Simple Justice or Complex Injustice?: American Racial Dynamics and the Ironies of Brown and Grutter
3(1) Perspectives on Urban Education
15 Pages Posted: 3 May 2018
Date Written: 2004
In 1954, the Supreme Court rendered its landmark ruling in Brown v. Board of Education, ruling unanimously that racial segregation in public schools was unconstitutional. The eventual result of Brown was the complete breakdown of de jure segregation. It is appropriate we commemorate the fiftieth anniversary of this decision, which is aptly described by the title of Richard Kluger's (1975) famous book, Simple Justice.

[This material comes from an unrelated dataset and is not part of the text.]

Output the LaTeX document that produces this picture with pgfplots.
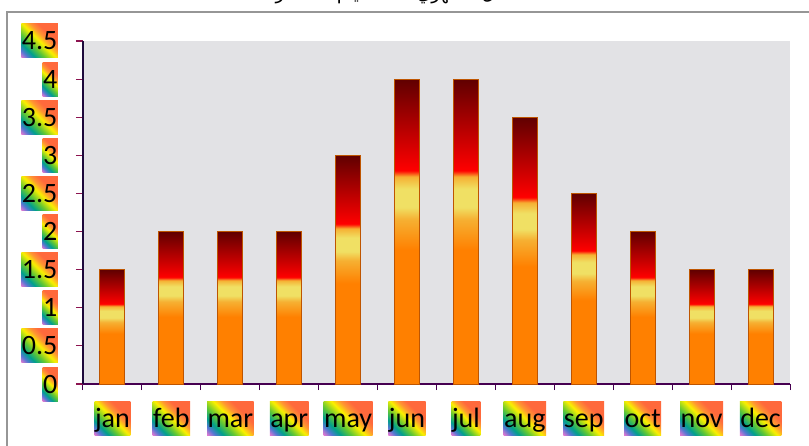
\documentclass[border=0pt]{standalone}
\usepackage{fontspec}
\setmainfont{Carlito}
\newfontfamily\arabicfont[Script=Arabic]{DejaVu Sans}
\TeXXeTstate=1
\usepackage{pgfplots}
\pgfplotsset{compat=1.18}

\definecolor{marble}{RGB}{226,226,229}
\definecolor{barorange}{RGB}{255,128,0}
\definecolor{baryellow}{RGB}{240,224,100}
\definecolor{barmid}{RGB}{246,176,50}
\definecolor{barred}{RGB}{255,0,0}
\definecolor{bardark}{RGB}{96,0,0}
\definecolor{baredge}{RGB}{190,85,0}
\definecolor{axisdark}{RGB}{30,10,60}
\definecolor{axispurple}{RGB}{70,0,80}
\definecolor{tickpink}{RGB}{140,20,80}
\definecolor{framegray}{RGB}{150,150,150}

% bar fill: fraction f of the bar height sits at 25+50f bp
\pgfdeclareverticalshading{barshade}{100bp}{%
  color(0bp)=(barorange); color(47bp)=(barorange);
  color(52bp)=(barmid); color(54bp)=(baryellow); color(57bp)=(baryellow);
  color(59bp)=(barmid); color(60bp)=(barred);
  color(75bp)=(bardark); color(100bp)=(bardark)}

% tick label boxes, diagonal rainbow
\definecolor{rbpink}{RGB}{225,120,210}
\definecolor{rbblue}{RGB}{80,120,210}
\definecolor{rbteal}{RGB}{0,160,140}
\definecolor{rbgreen}{RGB}{100,200,50}
\definecolor{rbyellow}{RGB}{250,240,0}
\definecolor{rborange}{RGB}{255,150,50}
\definecolor{rbred}{RGB}{255,105,60}
\pgfdeclarehorizontalshading{rainbow}{100bp}{%
  color(0bp)=(rbpink); color(15bp)=(rbpink); color(22bp)=(rbblue);
  color(29bp)=(rbteal); color(39bp)=(rbgreen); color(50bp)=(rbyellow);
  color(58bp)=(rborange); color(66bp)=(rbred); color(100bp)=(rbred)}

\begin{document}
\begin{tikzpicture}[
  monthbar/.style={ybar, shade, shading=barshade, draw=baredge, line width=1pt},
]
\useasboundingbox (0,0) rectangle (809pt,445pt);
\clip (0,0) rectangle (809pt,445pt);

% outer frame
\draw[framegray, line width=2pt] (7pt,-2pt) -- (7pt,433pt) -- (812pt,433pt);

% title, mostly outside the picture
\node[anchor=base, font=\fontsize{18}{22}\selectfont] at (400pt,445pt)
  {\arabicfont\beginR المعدل الشهري لعدد الأيام الممطرة\endR};

\begin{axis}[
  at={(83pt,61pt)}, anchor=south west,
  scale only axis, width=707pt, height=343pt,
  xmin=-0.5, xmax=11.5,
  ymin=0, ymax=4.5,
  ytick={0,0.5,...,4.5},
  xtick={0,...,11},
  xticklabels={jan,feb,mar,apr,may,jun,jul,aug,sep,oct,nov,dec},
  minor xtick={-0.5,0.5,...,11.5},
  major x tick style={draw=none},
  minor x tick style={axispurple, line width=1pt},
  minor tick length=6pt,
  y tick style={tickpink, line width=1.2pt},
  major tick length=7pt,
  tick align=outside,
  axis x line*=bottom, axis y line*=left,
  x axis line style={-, axispurple, line width=2pt},
  y axis line style={-, axisdark, line width=1.5pt},
  axis background/.style={fill=marble},
  /pgf/number format/assume math mode=true,
  every tick label/.append style={
    font=\fontsize{28}{33}\selectfont, text=black,
    shade, shading=rainbow, shading angle=45,
    inner xsep=0.5pt, inner ysep=0pt, text height=26pt, text depth=8pt},
  xticklabel style={yshift=-10pt},
  yticklabel style={xshift=-18pt},
  ybar, bar width=25pt, bar shift=0pt,
  clip=false,
]
% one plot per month, so that each bar gets its own shading
\addplot[monthbar] coordinates {(0,1.5)};  % jan
\addplot[monthbar] coordinates {(1,2)};    % feb
\addplot[monthbar] coordinates {(2,2)};    % mar
\addplot[monthbar] coordinates {(3,2)};    % apr
\addplot[monthbar] coordinates {(4,3)};    % may
\addplot[monthbar] coordinates {(5,4)};    % jun
\addplot[monthbar] coordinates {(6,4)};    % jul
\addplot[monthbar] coordinates {(7,3.5)};  % aug
\addplot[monthbar] coordinates {(8,2.5)};  % sep
\addplot[monthbar] coordinates {(9,2)};    % oct
\addplot[monthbar] coordinates {(10,1.5)}; % nov
\addplot[monthbar] coordinates {(11,1.5)}; % dec
\end{axis}
\end{tikzpicture}
\end{document}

Yet, Brown is marked by a series of ironic twists, not the least of which is its tragically unfulfilled promise; public schools today are more segregated than they were 30 years ago. Also, the social science evidence presented in Brown, along with its legal reasoning and relationship to U.S. foreign policy interests, have generated much debate. Here, I analyze the many ironies surrounding Brown, including the role of social science, political interests inherent in the decision, limitations of future desegregation efforts, and neoconservative rearticulation of the Civil Rights Movement. I also consider parallels between Brown and the recent University of Michigan affirmative action cases, which in many ways are its present day corollaries. My aim is to illustrate the ambivalence of Brown as not only a "simple justice" but also a "complex injustice."